When you bring home your new treasures from your garden center you are going to need to water them regularly for their first year. That even holds true for drought tolerant or drought resistant plants. Every plant needs time to get established. The same principle of watering deeply but less frequently applies. For trees and shrubs you can lay a hose down near it’s base with the water pressure at just a trickle and let the water slowly soak into the ground for a few hours. Perennials and veggies will often let you know when they’re thirsty by flagging. Check them often and remember to water your plants well before planting.
Chose the Right Plants
Choose plants that are adapted to your particular climate and soil type, like plants native to your region. American Beauties plant tags have all the information you need to be successful. We list information about exposure, water needs and ultimate height and width of a plant. Once these plants become established you’ll have a minimum of care and watering. Click here for information on dry shade gardens. Click here for information on wet sun gardens.
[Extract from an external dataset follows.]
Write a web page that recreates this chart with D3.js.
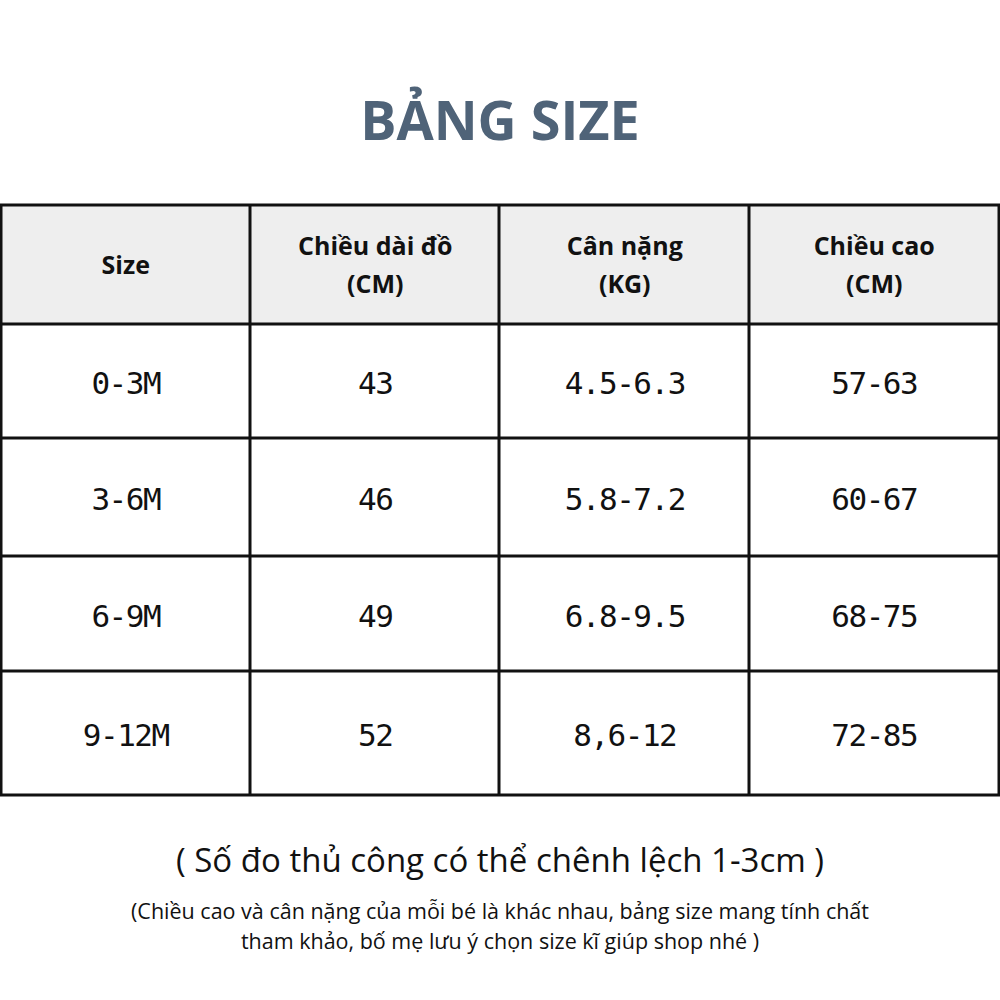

Adding Organic Matter, Compost and Mulch to Conserve Water
Adding organic matter or humus to your soil is great because it can absorb large amounts of water and release that water and nutrients when needed by you plants. It also improves soil structure. A top layer of organic mulch will further inhibit water evaporation. Extremely wet soil will not benefit from adding organic matter or mulch. Read more about mulching.
The Right Tools
Choose a watering can or spray wand with a spout that will give you a gentle stream of water so it gently soaks in rather than runs off. Soaker hoses are effective because they supply a steady, slow supply of water with no water loss through evaporation or run off. Drip irrigation is effective for the same reasons but may be difficult to use or unattractive in a bed or border. The system does lend itself well to vegetable gardens with long straight rows.
Collect your Own
Harvesting your own rainwater helps conserve water and reduces storm runoff from your home. Your plants prefer it because it is not chlorinated. Setting up a rain barrel is quick, easy and relatively inexpensive. They can even be hooked up to a sprinkler system. Here is a quick guide to how much water you can collect: 1 inch of rain from a 1,000 square foot roof will provide 623 gallons!
Let’s not forget to provide water for the wildlife we share our gardens with. Make sure the birdbaths are clean and full. Providing trays of water for the other critters will be much appreciated and may make your tomatoes seem a little less desirable.
One last thing to consider is fall planting. Cooler and wetter fall weather means that plants need less supplemental water to get established. Plus, you’ll be able to take advantage of fall sales at your garden center.